> [Exercise directions] Gather the lines below that include the string "chart", copying each in full.

········

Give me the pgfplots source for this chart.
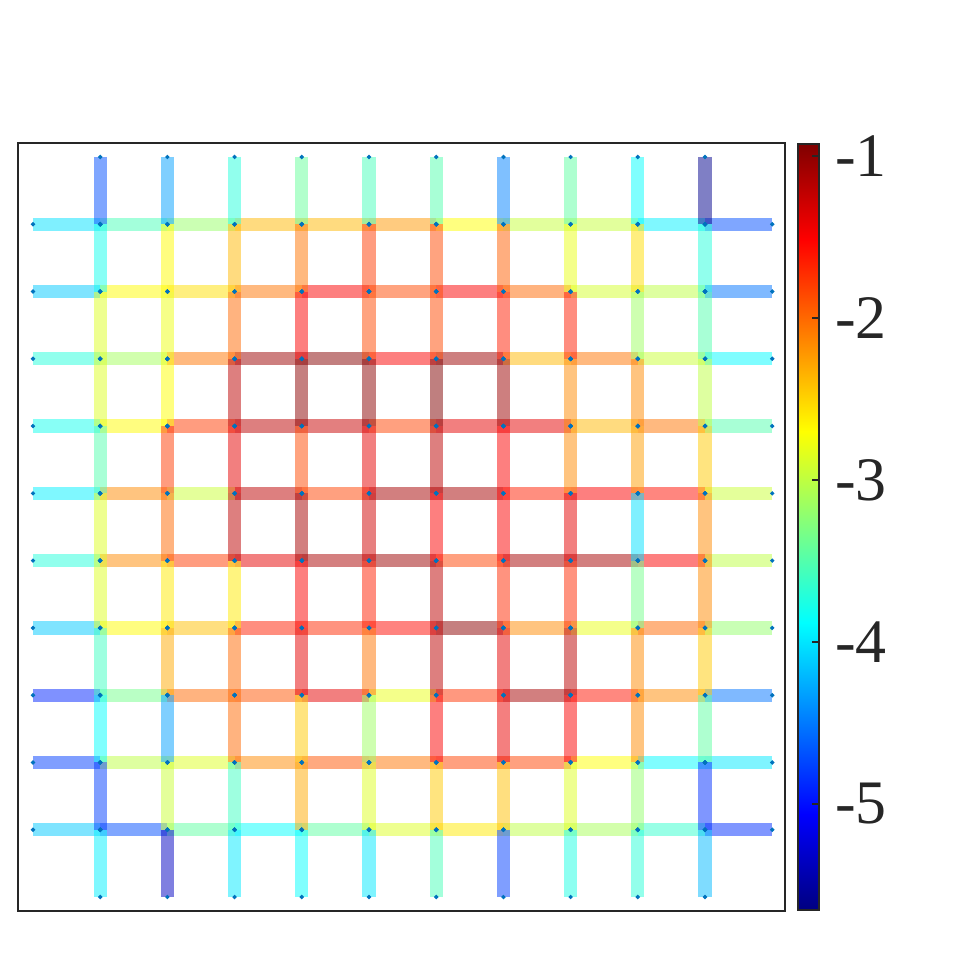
\documentclass[border=0pt]{standalone}
\usepackage{fontspec}
\setmainfont{Liberation Serif}
\usepackage{pgfplots}
\usepackage{pgfplotstable}
\pgfplotsset{compat=1.18}
\definecolor{mdot}{rgb}{0,0.447,0.741}
\definecolor{mframe}{rgb}{0.15,0.15,0.15}

% horizontal edges: left end (x,y), value c
\pgfplotstableread[row sep=\\]{
x y c\\
0 10 -4.02\\ 1 10 -3.55\\ 2 10 -3.18\\ 3 10 -2.37\\ 4 10 -2.37\\ 5 10 -2.22\\ 6 10 -2.70\\ 7 10 -2.97\\ 8 10 -2.97\\ 9 10 -3.94\\ 10 10 -4.70\\
0 9 -4.13\\ 1 9 -2.68\\ 2 9 -2.55\\ 3 9 -2.05\\ 4 9 -1.50\\ 5 9 -1.85\\ 6 9 -1.50\\ 7 9 -2.00\\ 8 9 -2.90\\ 9 9 -3.00\\ 10 9 -4.53\\
0 8 -3.72\\ 1 8 -3.12\\ 2 8 -2.05\\ 3 8 -1.05\\ 4 8 -0.95\\ 5 8 -1.50\\ 6 8 -1.05\\ 7 8 -2.37\\ 8 8 -2.05\\ 9 8 -2.95\\ 10 8 -3.90\\
0 7 -3.80\\ 1 7 -2.68\\ 2 7 -1.78\\ 3 7 -1.20\\ 4 7 -1.26\\ 5 7 -1.82\\ 6 7 -1.40\\ 7 7 -1.40\\ 8 7 -2.37\\ 9 7 -2.05\\ 10 7 -3.50\\
0 6 -3.94\\ 1 6 -2.15\\ 2 6 -2.95\\ 3 6 -1.20\\ 4 6 -1.82\\ 5 6 -1.10\\ 6 6 -1.10\\ 7 6 -1.65\\ 8 6 -1.50\\ 9 6 -1.58\\ 10 6 -2.95\\
0 5 -3.72\\ 1 5 -2.15\\ 2 5 -1.78\\ 3 5 -1.40\\ 4 5 -1.12\\ 5 5 -1.05\\ 6 5 -1.82\\ 7 5 -1.10\\ 8 5 -1.10\\ 9 5 -1.50\\ 10 5 -3.00\\
0 4 -4.13\\ 1 4 -2.68\\ 2 4 -2.40\\ 3 4 -1.65\\ 4 4 -1.70\\ 5 4 -1.55\\ 6 4 -0.98\\ 7 4 -2.15\\ 8 4 -2.80\\ 9 4 -2.00\\ 10 4 -3.20\\
0 3 -4.90\\ 1 3 -3.35\\ 2 3 -2.00\\ 3 3 -1.90\\ 4 3 -1.40\\ 5 3 -2.80\\ 6 3 -1.75\\ 7 3 -1.10\\ 8 3 -1.60\\ 9 3 -2.15\\ 10 3 -4.53\\
0 2 -4.78\\ 1 2 -3.00\\ 2 2 -2.85\\ 3 2 -2.15\\ 4 2 -1.90\\ 5 2 -2.05\\ 6 2 -1.82\\ 7 2 -1.82\\ 8 2 -2.70\\ 9 2 -3.90\\ 10 2 -3.98\\
0 1 -4.13\\ 1 1 -4.70\\ 2 1 -3.45\\ 3 1 -3.87\\ 4 1 -3.45\\ 5 1 -2.85\\ 6 1 -2.60\\ 7 1 -3.00\\ 8 1 -3.10\\ 9 1 -3.65\\ 10 1 -4.85\\
}\hedges

% vertical edges: upper end (x,y), value c
\pgfplotstableread[row sep=\\]{
x y c\\
1 11 -4.70\\ 2 11 -4.32\\ 3 11 -3.72\\ 4 11 -3.41\\ 5 11 -3.56\\ 6 11 -3.50\\ 7 11 -4.46\\ 8 11 -3.45\\ 9 11 -3.87\\ 10 11 -5.60\\
1 10 -3.80\\ 2 10 -2.68\\ 3 10 -2.37\\ 4 10 -2.05\\ 5 10 -1.78\\ 6 10 -1.85\\ 7 10 -1.95\\ 8 10 -2.80\\ 9 10 -2.54\\ 10 10 -3.72\\
1 9 -2.85\\ 2 9 -2.78\\ 3 9 -2.00\\ 4 9 -1.50\\ 5 9 -1.85\\ 6 9 -1.85\\ 7 9 -1.64\\ 8 9 -1.64\\ 9 9 -3.15\\ 10 9 -3.50\\
1 8 -2.85\\ 2 8 -2.70\\ 3 8 -1.20\\ 4 8 -0.98\\ 5 8 -0.98\\ 6 8 -0.92\\ 7 8 -1.05\\ 8 8 -2.15\\ 9 8 -2.15\\ 10 8 -3.00\\
1 7 -3.50\\ 2 7 -1.78\\ 3 7 -1.40\\ 4 7 -1.85\\ 5 7 -1.40\\ 6 7 -1.20\\ 7 7 -1.50\\ 8 7 -2.15\\ 9 7 -2.25\\ 10 7 -2.45\\
1 6 -2.85\\ 2 6 -2.00\\ 3 6 -1.20\\ 4 6 -1.10\\ 5 6 -1.30\\ 6 6 -1.50\\ 7 6 -1.50\\ 8 6 -1.40\\ 9 6 -4.02\\ 10 6 -2.15\\
1 5 -2.85\\ 2 5 -2.60\\ 3 5 -2.60\\ 4 5 -1.50\\ 5 5 -1.65\\ 6 5 -1.20\\ 7 5 -1.70\\ 8 5 -1.70\\ 9 5 -3.35\\ 10 5 -2.15\\
1 4 -3.60\\ 2 4 -2.30\\ 3 4 -2.00\\ 4 4 -1.40\\ 5 4 -2.05\\ 6 4 -1.20\\ 7 4 -1.40\\ 8 4 -1.20\\ 9 4 -2.15\\ 10 4 -2.45\\
1 3 -3.87\\ 2 3 -4.32\\ 3 3 -2.00\\ 4 3 -2.45\\ 5 3 -3.15\\ 6 3 -1.50\\ 7 3 -1.42\\ 8 3 -1.50\\ 9 3 -2.15\\ 10 3 -3.45\\
1 2 -4.78\\ 2 2 -2.95\\ 3 2 -3.60\\ 4 2 -2.30\\ 5 2 -2.85\\ 6 2 -2.45\\ 7 2 -2.40\\ 8 2 -2.85\\ 9 2 -3.20\\ 10 2 -4.85\\
1 1 -3.94\\ 2 1 -5.35\\ 3 1 -3.98\\ 4 1 -3.87\\ 5 1 -3.98\\ 6 1 -3.55\\ 7 1 -4.78\\ 8 1 -3.75\\ 9 1 -3.70\\ 10 1 -4.20\\
}\vedges

\begin{document}
\begin{tikzpicture}
\path[use as bounding box] (-0.225,-0.6125) rectangle (11.775,11.3875);
\begin{axis}[
  scale only axis, width=9.5875cm, height=9.6cm,
  xmin=-0.223, xmax=11.19, ymin=-0.208, ymax=11.208,
  xtick=\empty, ytick=\empty,
  axis line style={mframe, line width=0.5pt},
  colormap/jet,
  point meta min=-5.654, point meta max=-0.926,
  colorbar,
  colorbar style={
    at={(parent axis.north east)}, anchor=north west,
    xshift=-0.1375cm, yshift=-0.0125cm,
    scale only axis, width=0.2625cm, height=9.575cm,
    ytick={-5,-4,-3,-2,-1},
    yticklabels={\textrm{-5},\textrm{-4},\textrm{-3},\textrm{-2},\textrm{-1}},
    ytick pos=right, tick align=inside, major tick length=0.09cm,
    axis line style={mframe, line width=0.5pt},
    ytick style={mframe, line width=0.5pt},
    yticklabel style={font=\fontsize{22}{26}\selectfont, text=mframe, inner xsep=5.5pt},
  },
]
\addplot[point meta=\thisrow{c},
  quiver={u=1, v=0,
    every arrow/.append style={-, draw=mapped color, line width=4.7pt, draw opacity=0.5}}]
  table[x=x, y=y] {\hedges};
\addplot[point meta=\thisrow{c},
  quiver={u=0, v=-1,
    every arrow/.append style={-, draw=mapped color, line width=4.7pt, draw opacity=0.5}}]
  table[x=x, y=y] {\vedges};
% node dots at both ends of every edge
\addplot[only marks, mark=*, mark size=0.55pt, mdot] table[x=x, y=y] {\hedges};
\addplot[only marks, mark=*, mark size=0.55pt, mdot] table[x expr=\thisrow{x}+1, y=y] {\hedges};
\addplot[only marks, mark=*, mark size=0.55pt, mdot] table[x=x, y=y] {\vedges};
\addplot[only marks, mark=*, mark size=0.55pt, mdot] table[x=x, y expr=\thisrow{y}-1] {\vedges};
\end{axis}
\end{tikzpicture}
\end{document}
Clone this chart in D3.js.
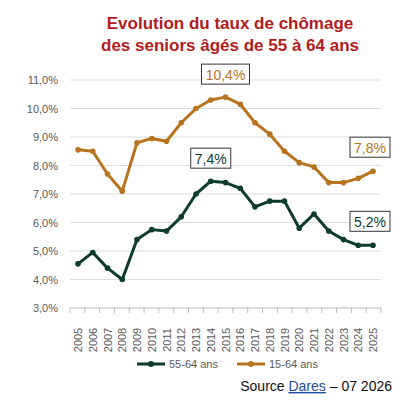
<!DOCTYPE html>
<html><head><meta charset="utf-8">
<script src="https://cdn.jsdelivr.net/npm/d3@7"></script>
<style>
body{margin:0;background:#fff;font-family:Arial,"Liberation Sans",sans-serif}
text{font-family:Arial,"Liberation Sans",sans-serif}
</style></head><body>
<svg id="c" width="412" height="419"></svg>
<script>
const years = d3.range(2005, 2026)
const s5564 = [4.55, 4.95, 4.4, 4.0, 5.4, 5.75, 5.7, 6.2, 7.0, 7.45, 7.4, 7.2, 6.55, 6.75, 6.75, 5.8, 6.3, 5.7, 5.4, 5.2, 5.2]
const s1564 = [8.55, 8.5, 7.7, 7.1, 8.8, 8.95, 8.85, 9.5, 10.0, 10.3, 10.4, 10.15, 9.5, 9.1, 8.5, 8.1, 7.95, 7.4, 7.4, 7.55, 7.8]
const yTicks = [3, 4, 5, 6, 7, 8, 9, 10, 11]
const series = [
  { name: '55-64 ans', values: s5564, color: '#0d3b2e', label: [[2014, '7,4%'], [2025, '5,2%']] },
  { name: '15-64 ans', values: s1564, color: '#b8731f', label: [[2015, '10,4%'], [2025, '7,8%']] }
]
const fmt = d => d.toFixed(1).replace('.', ',') + '%'

const svg = d3.select('#c')
svg.append('text').attr('x', 230).attr('y', 29).attr('text-anchor', 'middle')
  .attr('fill', '#b01c1c').attr('font-weight', 'bold').attr('font-size', 17).text('Evolution du taux de chômage')
svg.append('text').attr('x', 230).attr('y', 51).attr('text-anchor', 'middle')
  .attr('fill', '#b01c1c').attr('font-weight', 'bold').attr('font-size', 17).text('des seniors âgés de 55 à 64 ans')

const x = d3.scalePoint().domain(years).range([78, 373])
const y = d3.scaleLinear().domain([3, 11]).range([308, 80])

const g = svg.append('g')
g.selectAll('.grid').data(yTicks).enter().append('line')
  .attr('x1', 70).attr('x2', 381).attr('y1', d => y(d)).attr('y2', d => y(d))
  .attr('stroke', d => d === 3 ? '#bbb' : '#ddd').attr('stroke-width', 1)
g.selectAll('.yl').data(yTicks).enter().append('text')
  .attr('x', 58).attr('y', d => y(d) + 4).attr('text-anchor', 'end')
  .attr('font-size', 11).attr('fill', '#595959').text(fmt)
g.selectAll('.xt').data(d3.range(years.length + 1)).enter().append('line')
  .attr('x1', i => 70 + i * (311 / 21)).attr('x2', i => 70 + i * (311 / 21))
  .attr('y1', 308).attr('y2', 313).attr('stroke', '#bbb')
g.selectAll('.xl').data(years).enter().append('text')
  .attr('transform', d => `translate(${x(d) + 4},340) rotate(-90)`)
  .attr('font-size', 11).attr('fill', '#595959').attr('text-anchor', 'middle').text(d => d)

const line = d3.line().x((d, i) => x(years[i])).y(d => y(d))
series.forEach(s => {
  g.append('path').attr('d', line(s.values)).attr('fill', 'none')
    .attr('stroke', s.color).attr('stroke-width', 3).attr('stroke-linejoin', 'round')
  g.selectAll(null).data(s.values).enter().append('circle')
    .attr('cx', (d, i) => x(years[i])).attr('cy', d => y(d)).attr('r', 2.8).attr('fill', s.color)
  s.label.forEach(([yr, t]) => {
    const v = s.values[years.indexOf(yr)]
    const cx = yr === 2025 ? 370 : x(yr)
    const cy = y(v) - (yr === 2025 ? 23 : 22)
    const w = t.length * 8 + 8
    g.append('rect').attr('x', cx - w / 2).attr('y', cy - 11).attr('width', w).attr('height', 20)
      .attr('fill', '#fff').attr('stroke', '#333').attr('stroke-width', 1)
    g.append('text').attr('x', cx).attr('y', cy + 5).attr('text-anchor', 'middle')
      .attr('font-size', 14).attr('fill', s.color === '#b8731f' ? '#b8731f' : '#0d3b2e').text(t)
  })
})

const lg = svg.append('g').attr('transform', 'translate(0,364)')
series.forEach((s, i) => {
  const lx = 137 + i * 100
  lg.append('line').attr('x1', lx).attr('x2', lx + 28).attr('stroke', s.color).attr('stroke-width', 3)
  lg.append('circle').attr('cx', lx + 14).attr('r', 3).attr('fill', s.color)
  lg.append('text').attr('x', lx + 32).attr('y', 4).attr('font-size', 11).attr('fill', '#595959').text(s.name)
})

const src = svg.append('text').attr('x', 392).attr('y', 391).attr('text-anchor', 'end').attr('font-size', 14).attr('fill', '#111')
src.append('tspan').text('Source ')
src.append('tspan').attr('fill', '#1f4e9c').attr('text-decoration', 'underline').text('Dares')
src.append('tspan').text(' – 07 2026')
</script></body></html>
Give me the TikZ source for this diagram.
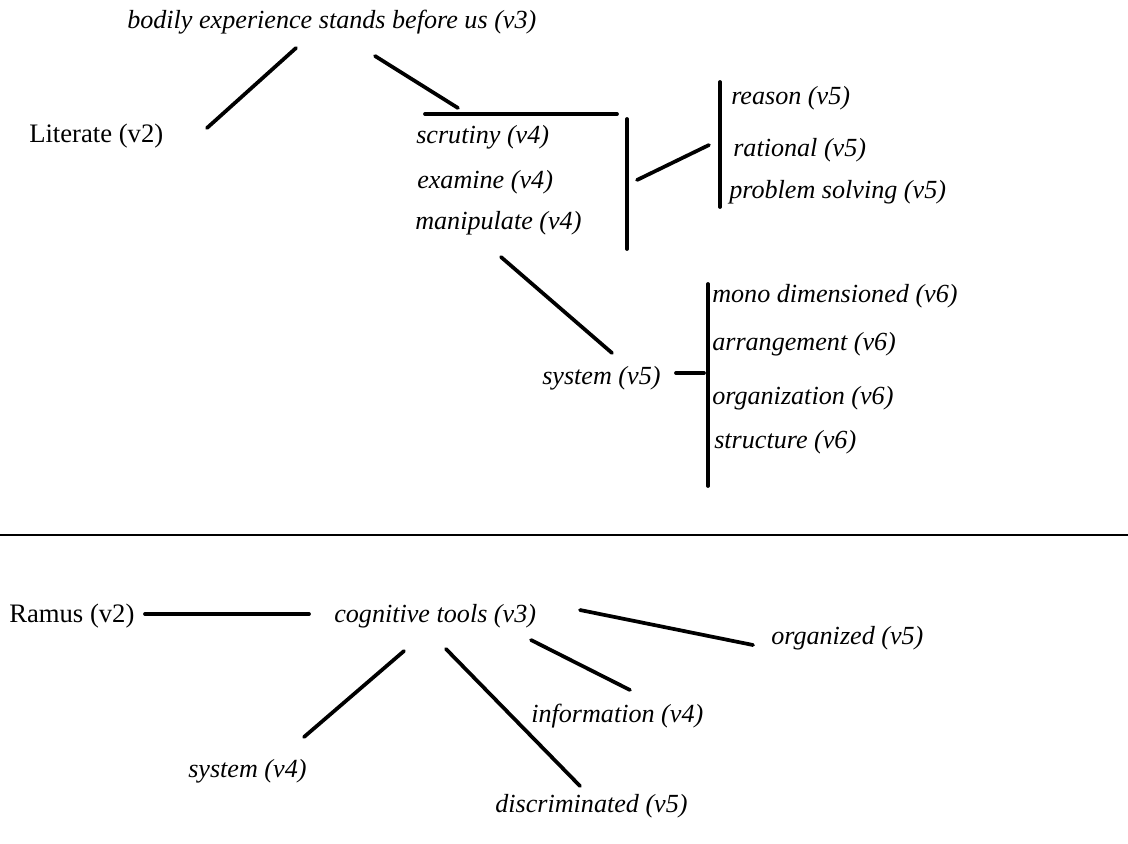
\documentclass[tikz,border=0pt]{standalone}
\usepackage{fontspec}
\setmainfont{Liberation Serif}
\begin{document}
\begin{tikzpicture}[x=0.75pt,y=-0.75pt,
  lbl/.style={anchor=base west,inner sep=0pt,font=\fontsize{19.6}{22}\selectfont\itshape},
  up/.style={anchor=base west,inner sep=0pt,font=\fontsize{20}{22}\selectfont},
  link/.style={line width=2.8pt,line cap=round}]
\useasboundingbox (0,0) rectangle (1128,843);

% upper tree
\node[lbl] (bodily) at (127,28) {bodily experience stands before us (v3)};
\node[up] (literate) at (29,142) {Literate (v2)};
\node[lbl] (scrutiny) at (416,143) {scrutiny (v4)};
\node[lbl] (examine) at (417,188) {examine (v4)};
\node[lbl] (manip) at (415,229) {manipulate (v4)};
\node[lbl] (reason) at (731,104) {reason (v5)};
\node[lbl] (rational) at (733,156) {rational (v5)};
\node[lbl] (problem) at (729,198) {problem solving (v5)};
\node[lbl] (sys5) at (542,384) {system (v5)};
\node[lbl] (mono) at (712,302) {mono dimensioned (v6)};
\node[lbl] (arr) at (712,350) {arrangement (v6)};
\node[lbl] (org) at (712,404) {organization (v6)};
\node[lbl] (struct) at (714,448) {structure (v6)};

\coordinate (b1) at (296,48);  \coordinate (b2) at (207,128);
\coordinate (b3) at (375,56);  \coordinate (b4) at (458,108);
\coordinate (h1) at (425,114); \coordinate (h2) at (617,114);
\coordinate (v1) at (627,119); \coordinate (v2) at (627,249);
\coordinate (r1) at (637,180); \coordinate (r2) at (709,145);
\coordinate (w1) at (720,82);  \coordinate (w2) at (720,207);
\coordinate (m1) at (501,257); \coordinate (m2) at (612,353);
\coordinate (s1) at (676,373); \coordinate (s2) at (704,373);
\coordinate (x1) at (708,284); \coordinate (x2) at (708,486);

\draw[link] (b1) -- (b2);
\draw[link] (b3) -- (b4);
\draw[link] (h1) -- (h2);
\draw[link] (v1) -- (v2);
\draw[link] (r1) -- (r2);
\draw[link] (w1) -- (w2);
\draw[link] (m1) -- (m2);
\draw[link] (s1) -- (s2);
\draw[link] (x1) -- (x2);

% separator
\coordinate (sepL) at (0,535); \coordinate (sepR) at (1128,535);
\draw[line width=2.2pt] (sepL) -- (sepR);

% lower tree
\node[up] (ramus) at (9,622) {Ramus (v2)};
\node[lbl] (cog) at (334,622) {cognitive tools (v3)};
\node[lbl] (organized) at (771,644) {organized (v5)};
\node[lbl] (info) at (531,722) {information (v4)};
\node[lbl] (sys4) at (188,777) {system (v4)};
\node[lbl] (disc) at (495,812) {discriminated (v5)};

\coordinate (c1) at (145,614); \coordinate (c2) at (309,614);
\coordinate (o1) at (580,610); \coordinate (o2) at (753,645);
\coordinate (i1) at (531,640); \coordinate (i2) at (630,690);
\coordinate (y1) at (404,651); \coordinate (y2) at (304,737);
\coordinate (d1) at (446,649); \coordinate (d2) at (580,786);

\draw[link] (c1) -- (c2);
\draw[link] (o1) -- (o2);
\draw[link] (i1) -- (i2);
\draw[link] (y1) -- (y2);
\draw[link] (d1) -- (d2);
\end{tikzpicture}
\end{document}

········

> [Solved problem]
Give me the pgfplots source for this chart.
Clone this chart in D3.js.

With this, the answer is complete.